Task details
Take the line containing "Reproduce this chart with D3.js." as the first line and the line containing "var yTicks = [0, 10, 20, 30, 40, 50, 60, 70];" as the last, and output that span verbatim without any images.

-- start --

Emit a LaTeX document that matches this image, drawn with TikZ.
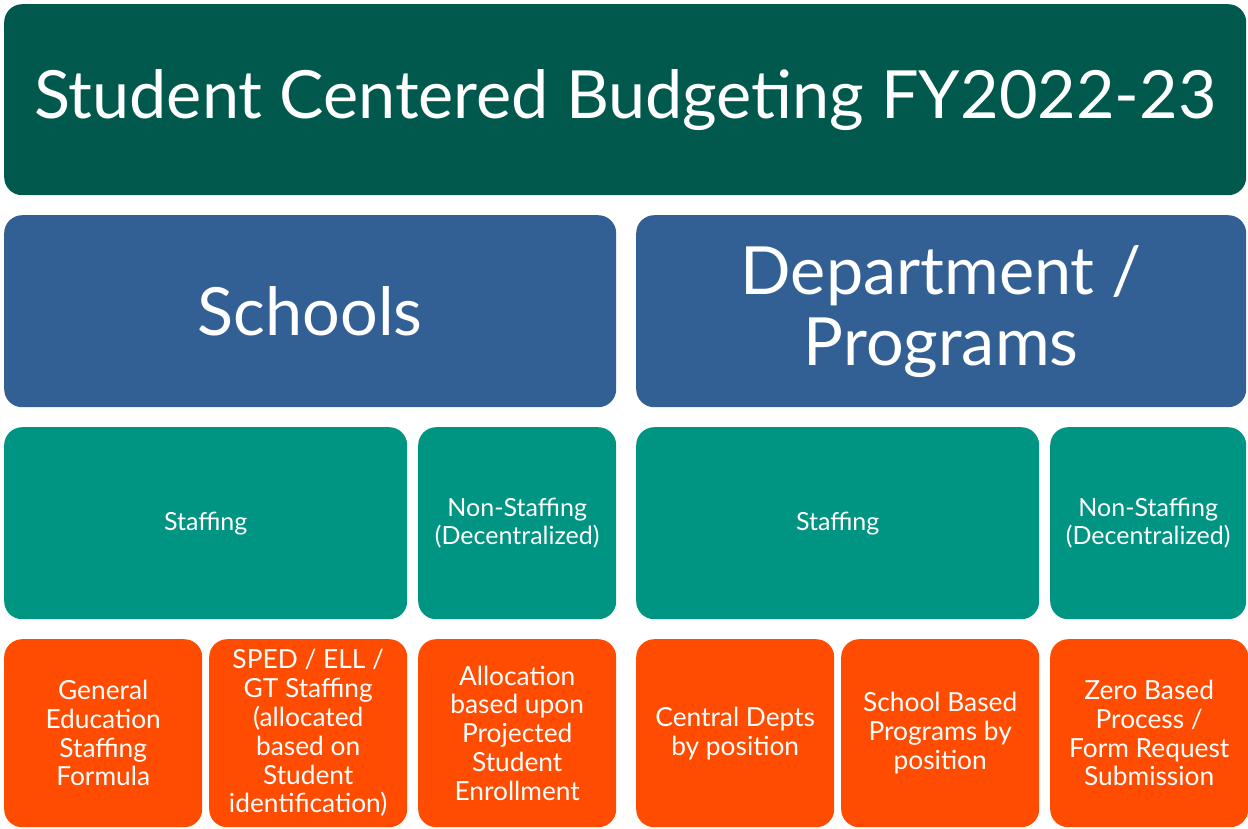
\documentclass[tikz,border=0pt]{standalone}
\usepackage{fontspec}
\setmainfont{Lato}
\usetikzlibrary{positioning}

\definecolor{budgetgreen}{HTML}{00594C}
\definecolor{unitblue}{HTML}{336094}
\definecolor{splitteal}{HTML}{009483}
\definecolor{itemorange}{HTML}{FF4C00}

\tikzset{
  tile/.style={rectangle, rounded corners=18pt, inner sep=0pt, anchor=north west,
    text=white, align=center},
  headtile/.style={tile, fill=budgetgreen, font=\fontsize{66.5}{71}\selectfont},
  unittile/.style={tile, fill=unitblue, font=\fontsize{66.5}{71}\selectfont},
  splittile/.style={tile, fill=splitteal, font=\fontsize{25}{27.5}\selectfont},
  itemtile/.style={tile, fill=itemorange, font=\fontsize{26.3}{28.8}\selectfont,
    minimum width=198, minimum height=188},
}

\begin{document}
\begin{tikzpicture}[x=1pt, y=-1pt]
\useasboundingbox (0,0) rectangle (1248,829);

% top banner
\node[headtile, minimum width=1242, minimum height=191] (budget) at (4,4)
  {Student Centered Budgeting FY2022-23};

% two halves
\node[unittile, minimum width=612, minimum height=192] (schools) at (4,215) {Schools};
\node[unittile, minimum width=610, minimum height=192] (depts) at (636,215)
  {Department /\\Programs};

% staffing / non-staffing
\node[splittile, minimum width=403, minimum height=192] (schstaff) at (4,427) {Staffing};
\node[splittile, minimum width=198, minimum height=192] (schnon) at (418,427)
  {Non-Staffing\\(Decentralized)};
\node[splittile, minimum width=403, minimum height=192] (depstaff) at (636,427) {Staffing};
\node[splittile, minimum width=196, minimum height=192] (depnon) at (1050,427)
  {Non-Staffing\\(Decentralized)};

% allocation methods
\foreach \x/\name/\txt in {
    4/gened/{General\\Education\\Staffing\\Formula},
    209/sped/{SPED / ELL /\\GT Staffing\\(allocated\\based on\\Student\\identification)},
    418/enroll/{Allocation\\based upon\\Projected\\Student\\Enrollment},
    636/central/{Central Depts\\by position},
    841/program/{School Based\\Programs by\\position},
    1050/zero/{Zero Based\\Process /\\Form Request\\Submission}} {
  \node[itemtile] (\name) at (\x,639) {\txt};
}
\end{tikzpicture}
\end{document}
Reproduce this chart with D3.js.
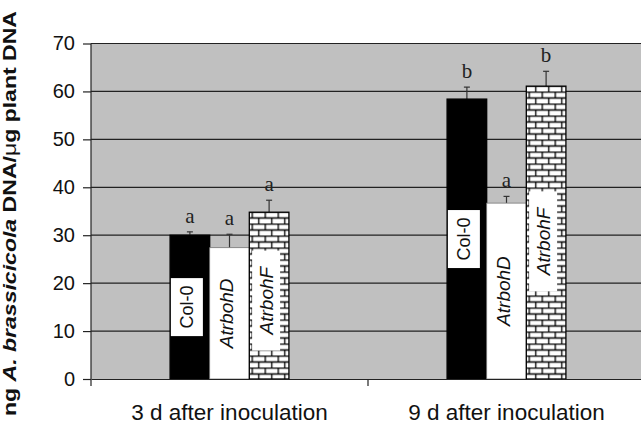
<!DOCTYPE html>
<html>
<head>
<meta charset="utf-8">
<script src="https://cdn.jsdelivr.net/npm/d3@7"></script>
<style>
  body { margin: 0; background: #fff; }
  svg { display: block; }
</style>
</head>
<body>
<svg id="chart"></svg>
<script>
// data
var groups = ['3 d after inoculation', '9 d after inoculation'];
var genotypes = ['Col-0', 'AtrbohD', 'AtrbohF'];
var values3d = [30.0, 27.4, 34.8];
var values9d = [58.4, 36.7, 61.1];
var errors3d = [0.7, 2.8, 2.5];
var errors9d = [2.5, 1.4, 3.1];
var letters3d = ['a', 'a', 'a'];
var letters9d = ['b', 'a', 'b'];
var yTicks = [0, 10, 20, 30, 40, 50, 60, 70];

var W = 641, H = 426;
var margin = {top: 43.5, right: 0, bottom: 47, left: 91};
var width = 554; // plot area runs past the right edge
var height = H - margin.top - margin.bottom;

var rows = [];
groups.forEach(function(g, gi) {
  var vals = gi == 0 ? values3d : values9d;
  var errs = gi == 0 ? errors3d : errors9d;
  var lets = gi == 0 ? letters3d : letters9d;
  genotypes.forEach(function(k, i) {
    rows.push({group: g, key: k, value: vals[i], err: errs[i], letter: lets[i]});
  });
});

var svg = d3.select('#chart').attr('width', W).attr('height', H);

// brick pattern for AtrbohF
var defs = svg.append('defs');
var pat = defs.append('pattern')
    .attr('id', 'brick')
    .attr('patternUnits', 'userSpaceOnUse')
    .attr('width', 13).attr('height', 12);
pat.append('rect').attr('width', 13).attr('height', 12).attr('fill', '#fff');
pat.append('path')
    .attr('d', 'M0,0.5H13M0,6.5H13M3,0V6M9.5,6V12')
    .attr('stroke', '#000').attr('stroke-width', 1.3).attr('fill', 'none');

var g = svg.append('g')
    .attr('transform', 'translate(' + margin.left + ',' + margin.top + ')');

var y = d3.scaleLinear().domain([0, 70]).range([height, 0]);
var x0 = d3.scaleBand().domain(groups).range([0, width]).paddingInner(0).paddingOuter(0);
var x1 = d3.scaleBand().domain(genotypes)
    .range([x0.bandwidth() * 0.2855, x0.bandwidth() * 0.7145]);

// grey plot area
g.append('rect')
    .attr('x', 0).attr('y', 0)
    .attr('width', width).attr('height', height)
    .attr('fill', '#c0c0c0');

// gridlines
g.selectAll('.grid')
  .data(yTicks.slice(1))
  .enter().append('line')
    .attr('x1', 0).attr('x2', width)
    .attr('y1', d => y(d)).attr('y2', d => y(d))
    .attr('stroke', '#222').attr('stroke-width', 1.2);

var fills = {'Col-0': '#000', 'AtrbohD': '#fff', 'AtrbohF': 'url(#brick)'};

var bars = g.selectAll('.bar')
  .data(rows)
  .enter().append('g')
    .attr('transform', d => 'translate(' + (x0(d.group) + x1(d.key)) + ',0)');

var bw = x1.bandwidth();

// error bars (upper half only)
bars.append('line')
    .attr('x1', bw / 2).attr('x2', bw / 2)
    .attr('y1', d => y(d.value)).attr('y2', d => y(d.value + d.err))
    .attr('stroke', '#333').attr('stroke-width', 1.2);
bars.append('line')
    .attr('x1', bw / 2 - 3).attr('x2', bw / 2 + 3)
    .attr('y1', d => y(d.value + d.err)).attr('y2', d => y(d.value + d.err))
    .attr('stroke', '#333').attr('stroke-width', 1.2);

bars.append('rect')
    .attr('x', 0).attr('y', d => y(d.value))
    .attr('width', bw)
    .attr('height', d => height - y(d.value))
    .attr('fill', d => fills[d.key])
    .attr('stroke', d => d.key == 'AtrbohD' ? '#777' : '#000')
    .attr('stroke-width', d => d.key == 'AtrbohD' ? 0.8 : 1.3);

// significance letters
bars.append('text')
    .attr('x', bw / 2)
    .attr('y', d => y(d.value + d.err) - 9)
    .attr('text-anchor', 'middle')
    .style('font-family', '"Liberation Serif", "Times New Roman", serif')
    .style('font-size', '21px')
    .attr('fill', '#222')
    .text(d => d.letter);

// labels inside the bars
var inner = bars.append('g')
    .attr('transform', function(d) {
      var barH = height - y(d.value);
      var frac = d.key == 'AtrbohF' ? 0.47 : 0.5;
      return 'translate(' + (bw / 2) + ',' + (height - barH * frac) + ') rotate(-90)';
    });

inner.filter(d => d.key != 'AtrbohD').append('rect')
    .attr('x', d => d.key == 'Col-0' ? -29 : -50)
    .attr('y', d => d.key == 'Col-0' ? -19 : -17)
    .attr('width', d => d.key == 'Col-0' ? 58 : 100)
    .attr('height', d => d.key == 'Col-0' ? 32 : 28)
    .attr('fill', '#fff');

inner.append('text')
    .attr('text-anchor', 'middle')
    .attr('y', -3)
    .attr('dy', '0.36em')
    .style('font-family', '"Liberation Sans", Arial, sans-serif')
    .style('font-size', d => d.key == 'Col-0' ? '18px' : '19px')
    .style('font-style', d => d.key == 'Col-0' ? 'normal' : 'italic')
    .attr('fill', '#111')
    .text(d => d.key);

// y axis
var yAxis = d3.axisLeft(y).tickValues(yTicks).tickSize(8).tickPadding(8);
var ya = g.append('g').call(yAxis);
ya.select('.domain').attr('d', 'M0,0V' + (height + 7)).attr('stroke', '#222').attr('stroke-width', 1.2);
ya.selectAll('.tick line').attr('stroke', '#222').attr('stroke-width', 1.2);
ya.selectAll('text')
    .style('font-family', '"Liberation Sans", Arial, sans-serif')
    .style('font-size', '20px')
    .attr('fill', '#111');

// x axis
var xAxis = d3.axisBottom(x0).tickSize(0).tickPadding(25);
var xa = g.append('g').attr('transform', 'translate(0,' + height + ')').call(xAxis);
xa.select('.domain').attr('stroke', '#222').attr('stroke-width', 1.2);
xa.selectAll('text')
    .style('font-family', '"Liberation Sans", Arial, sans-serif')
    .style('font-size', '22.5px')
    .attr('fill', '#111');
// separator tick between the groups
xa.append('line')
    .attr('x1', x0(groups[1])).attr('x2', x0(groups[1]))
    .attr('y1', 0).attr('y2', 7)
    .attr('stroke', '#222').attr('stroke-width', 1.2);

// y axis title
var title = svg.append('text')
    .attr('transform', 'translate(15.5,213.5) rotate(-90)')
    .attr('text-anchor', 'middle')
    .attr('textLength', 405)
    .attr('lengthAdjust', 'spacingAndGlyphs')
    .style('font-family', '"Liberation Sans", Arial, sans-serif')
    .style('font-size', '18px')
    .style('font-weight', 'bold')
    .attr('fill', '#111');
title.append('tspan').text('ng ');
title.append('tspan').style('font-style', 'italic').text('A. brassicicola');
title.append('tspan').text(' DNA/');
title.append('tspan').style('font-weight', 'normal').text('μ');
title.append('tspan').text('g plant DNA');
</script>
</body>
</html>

-- end --

Answer to this problem
Reproduce this chart with D3.js.
<!DOCTYPE html>
<html>
<head>
<meta charset="utf-8">
<script src="https://cdn.jsdelivr.net/npm/d3@7"></script>
<style>
  body { margin: 0; background: #fff; }
  svg { display: block; }
</style>
</head>
<body>
<svg id="chart"></svg>
<script>
// data
var groups = ['3 d after inoculation', '9 d after inoculation'];
var genotypes = ['Col-0', 'AtrbohD', 'AtrbohF'];
var values3d = [30.0, 27.4, 34.8];
var values9d = [58.4, 36.7, 61.1];
var errors3d = [0.7, 2.8, 2.5];
var errors9d = [2.5, 1.4, 3.1];
var letters3d = ['a', 'a', 'a'];
var letters9d = ['b', 'a', 'b'];
var yTicks = [0, 10, 20, 30, 40, 50, 60, 70];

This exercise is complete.